報(bào) 告 人：馮衍全 教授

報(bào)告題目：Semiregular and quasi-semiregular automorphisms of digraphs

報(bào)告時(shí)間：2024年12月15日（周日）下午3：00

報(bào)告地點(diǎn)：靜遠(yuǎn)樓1508會(huì)議室

主辦單位：數(shù)學(xué)與統(tǒng)計(jì)學(xué)院、數(shù)學(xué)研究院、科學(xué)技術(shù)研究院

報(bào)告人簡(jiǎn)介：

       馮衍全，北京交通大學(xué)二級(jí)教授，自1997年獲北京大學(xué)理學(xué)博士學(xué)位以來，一直從事代數(shù)與組合，群與圖以及互連網(wǎng)絡(luò)方面研究。現(xiàn)任中國(guó)工業(yè)與應(yīng)用數(shù)學(xué)學(xué)會(huì)理事、中國(guó)數(shù)學(xué)會(huì)理事等，代數(shù)組合JACO等雜志編委。2010年主持《圖的對(duì)稱性》獲教育部?jī)?yōu)秀成果二等獎(jiǎng)，2011年獲政府特殊津貼。共發(fā)表SCI科研論文150余篇，主持完成國(guó)家自然科學(xué)基金10余項(xiàng)，包括重點(diǎn)項(xiàng)目1項(xiàng)。正在承擔(dān)國(guó)家自然科學(xué)基金重點(diǎn)項(xiàng)目1項(xiàng)、面上項(xiàng)目1項(xiàng)、國(guó)際合作研究項(xiàng)目1項(xiàng)。

報(bào)告摘要：

       Let G be a permutation group on a finite set Omega . An non-identity element g in G is said to be semiregular if every cycle in the unique cycle decomposition of g has the same length, and quasi-semiregular if g has an unique 1-cycle in the cycle decomposition of g and every other cycle has the same length. An automorphism of a digraph is called semiregular or quasi-semiregular if it is a semiregular or quasi-semiregular permutation on the vertex set of the digraph. The permutation group G is called 2-closed if G is the largest subgroup of the symmetric group S_Omega on Omega with the same orbits as G on Omega× Omega.

       In 1981 Fein, Kantor and Schacher proved that a transitive permutation group on a finite set with degree at least 2 has an element of prime-power order with no fixed point, but may not have a semiregular element. In the same year, Marusic conjectured that every finite vertex-transitive digraph has a semiregular automorphism, and in 1995, Klin proposed the well-known Polycirculant Conjecture: Every 2-closed transitive permutation group has a semiregular element. Note that the automorphism group of any digraph is 2-closed. In 2013, Kutnar, Malnic, Martanez and Marusic proposed the quasi-semiregular automorphism of a digraph and investigated strongly regular graphs with such an automorphism.

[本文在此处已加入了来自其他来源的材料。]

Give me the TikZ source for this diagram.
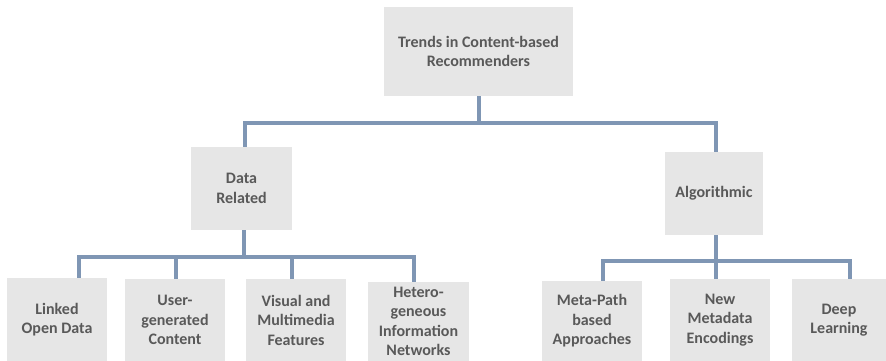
\documentclass[tikz,border=0pt]{standalone}
\usepackage{fontspec}
\setmainfont{Carlito}
\definecolor{boxfill}{RGB}{230,230,230}
\definecolor{conncol}{RGB}{127,150,180}
\definecolor{txtcol}{RGB}{89,89,89}
\begin{document}
\begin{tikzpicture}[x=1pt,y=-1pt,
  box/.style={draw=none,fill=boxfill,rectangle,inner sep=0pt,align=center,
    text=txtcol,font=\fontsize{16}{19.5}\selectfont\bfseries},
  conn/.style={draw=conncol,line width=3.8pt,line join=miter}]
\useasboundingbox (0,0) rectangle (886,361);
% boxes
\node[box,minimum width=189pt,minimum height=89pt] (top) at (478.5,51.5) {Trends in Content-based\\Recommenders};
\node[box,minimum width=101pt,minimum height=83pt] (data) at (241.5,188.5) {Data\\Related};
\node[box,minimum width=98pt,minimum height=83pt] (algo) at (714,193.5) {Algorithmic};
\node[box,minimum width=100pt,minimum height=83pt] (linked) at (57,319.5) {Linked\\Open Data};
\node[box,minimum width=100pt,minimum height=82pt] (user) at (175,320) {User-\\generated\\Content};
\node[box,minimum width=100pt,minimum height=82pt] (visual) at (296,320) {Visual and\\Multimedia\\Features};
\node[box,minimum width=101pt,minimum height=79pt] (hetero) at (418.5,321.5) {Hetero-\\geneous\\Information\\Networks};
\node[box,minimum width=100pt,minimum height=80pt] (meta) at (592,321) {Meta-Path\\based\\Approaches};
\node[box,minimum width=100pt,minimum height=82pt] (new) at (720,320) {New\\Metadata\\Encodings};
\node[box,minimum width=94pt,minimum height=82pt] (deep) at (839,320) {Deep\\Learning};
% junctions
\coordinate (tb) at (479,123);
\coordinate (tl) at (245,123);
\coordinate (tr) at (716,123);
\coordinate (dc) at (244,257);
\coordinate (d1) at (79,257);
\coordinate (d2) at (176,257);
\coordinate (d3) at (292,257);
\coordinate (d4) at (414,257);
\coordinate (a1) at (603,261);
\coordinate (a2) at (716,261);
\coordinate (a3) at (850,261);
% connectors
\draw[conn] (top.south -| tb) -- (tb);
\draw[conn] (data.north -| tl) -- (tl) -- (tr) -- (algo.north -| tr);
\draw[conn] (data.south -| dc) -- (dc);
\draw[conn] (linked.north -| d1) -- (d1) -- (d4) -- (hetero.north -| d4);
\draw[conn] (d2) -- (user.north -| d2);
\draw[conn] (d3) -- (visual.north -| d3);
\draw[conn] (algo.south -| a2) -- (new.north -| a2);
\draw[conn] (meta.north -| a1) -- (a1) -- (a3) -- (deep.north -| a3);
\end{tikzpicture}
\end{document}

        A lot of work relative to semiregular or quasisemiregular automorphisms of digraphs has been done and in this talk, we review some progress on this line. Furthermore, we talk about a recent work by Yin, Feng, Zhou and Jia [Journal of Combinatorial Theory B 159 (2023) 101-125] on prime-valent symmetric graphs with a quasi-semiregular automorphism.